We all have two kinds of intelligence: rational and emotional. Both rational and emotional intelligence determine how we thrive. It’s not just IQ that matters, but also emotional intelligence (EQ). Intellect can’t work at its best without emotional intelligence. To harmonize and balance head and heart, and to take control over our lives, we need to use our emotions rationally.


What is Emotional Intelligence?

Emotional intelligence (EQ) is the ability to identify, understand, and manage your own emotions in positive ways. It helps you relieve stress, communicate well, empathise with others, and defuse conflict.

To understand how emotions influence you, you must connect to your emotions. When you do, reconnecting to strong or unpleasant emotions will be more comfortable.

EQ also helps you recognize and understand others’ emotions non-verbally. This determines how well you can connect with others.

Many of us find it increasingly difficult to connect today, whether with ourselves or others. EQ is an important factor in this. If you want happiness and success in your relationships, career, and personal goals, give EQ the same attention as IQ.


Why is Emotional Intelligence Important?

We need EQ to turn intention into action. We need it to make informed decisions about what matters. And, of course, we need it to connect to others in productive ways.

Here’s a fact that it takes years for some to learn. The smartest people are not necessarily the most successful or fulfilled. All of us know a straight-A student who is socially inept and unsuccessful at work or personal relationships. Yes, your IQ can help you land a higher degree. But your EQ will help you manage stress and emotions. IQ alone isn’t enough to be successful.


Emotional Intelligence affects:

1.    Your Physical Health

If you can’t manage emotions, you probably can’t manage stress either. High levels of stress can lead to serious health problems. Stress can raise blood pressure, suppress the immune system, increase risk of heart attack, and speed up ageing. To improve your EQ, you need to relieve stress.


2.    Your Mental Health

Uncontrolled emotions and stress can also make you vulnerable to anxiety and depression. If you can’t understand, accept, and manage your emotions, forming strong relationships can be difficult. Without strong relationships, you may feel loneliness and isolation.


3.    Your Relationships

When you understand your emotions and learn to control them, you’ll be able to express how you feel and understand how others feel. This allows you to communicate better and build stronger relationships.


4.    Your Performance At Work

Emotional Intelligence helps you excel in your career. It helps you navigate social complexities. And it helps you lead and motivate others.

Success is affected by personal qualities such as perseverance, self-control, and ability to work with others. No matter how many paper qualifications a person has, if they don’t focus on their emotional qualities, they are unlikely to succeed.

Previous generations viewed a job only as a vehicle to earn an income. But today, most workers want more from their jobs than a simple paycheck. As the workplace continues to evolve, workers need to adjust to change. They need to be flexible.

Decision-makers, emotional intelligence shouldn’t just be something you look for in new hires. It’s also vital for you, as a leader, to operate in emotionally intelligent ways. This is how you will drive your team forward.

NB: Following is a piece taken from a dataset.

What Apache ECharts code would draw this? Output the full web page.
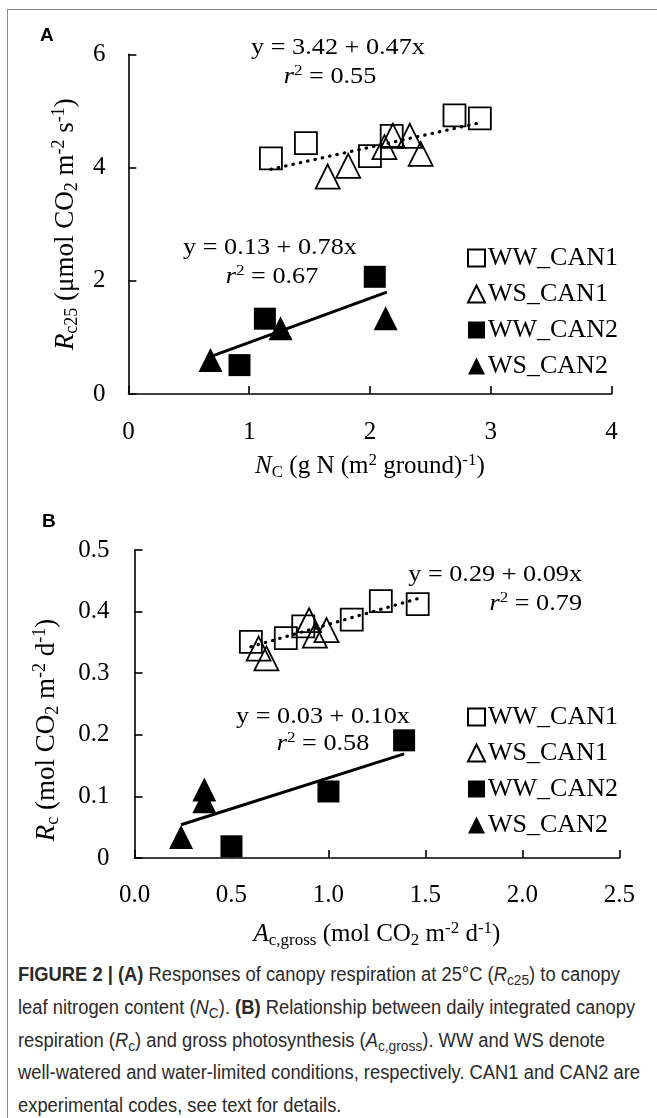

Emotional intelligence is about social and emotional abilities. There are 5 core abilities needed to thrive in your workplace.


1.    Self-awareness

You recognise your emotions and how they affect your thoughts and behavior. Self-awareness also means understanding your strengths and weaknesses and how your actions affect others. A person who is self-aware is better able to accept constructive criticism. This is because self-aware people are also self-confident.


2.    Self-management

Self-management means controlling impulsive feelings and behaviours, managing emotions in healthy ways, and adapting to changing circumstances. It means you can express emotions with maturity or restrain them when needed. Instead of suppressing emotions, an emotionally intelligent person expresses them with control.


3.    Self-motivation

An emotionally intelligent person is not motivated by money or titles. Inner ambition is what drives them. They’re also more resilient and optimistic when faced with obstacles.


4.    Social Awareness (Empathy)

An empathetic person has compassion and understands human nature. This allows them to understand other people’s emotions and needs and recognize power dynamics. They also tend to provide great service by responding genuinely to others’ concerns. This means a person with EQ is more comfortable socially.


5.    Relationship Management (Social Skills)

EQ makes it easier to build rapport with others. Specifically, it makes it easier to develop and maintain good relations, communicate clearly, and avoid power struggles and backstabbing. It becomes easier to work in a team and manage conflict.


Good news: there’s hope for everyone.

“Emotional Intelligence” is learned, not acquired. This learning can take place at any time in life by anyone. So EQ is something we can all have.

However, it’s important to know that there’s a difference between learning about EQ and applying it to your life. This is especially true when you become overwhelmed by stress, which can override intentions. So in order to permanently change behaviour in ways that stand up under pressure, you need to learn how to overcome stress in the moment and in your relationships in order to remain emotionally aware.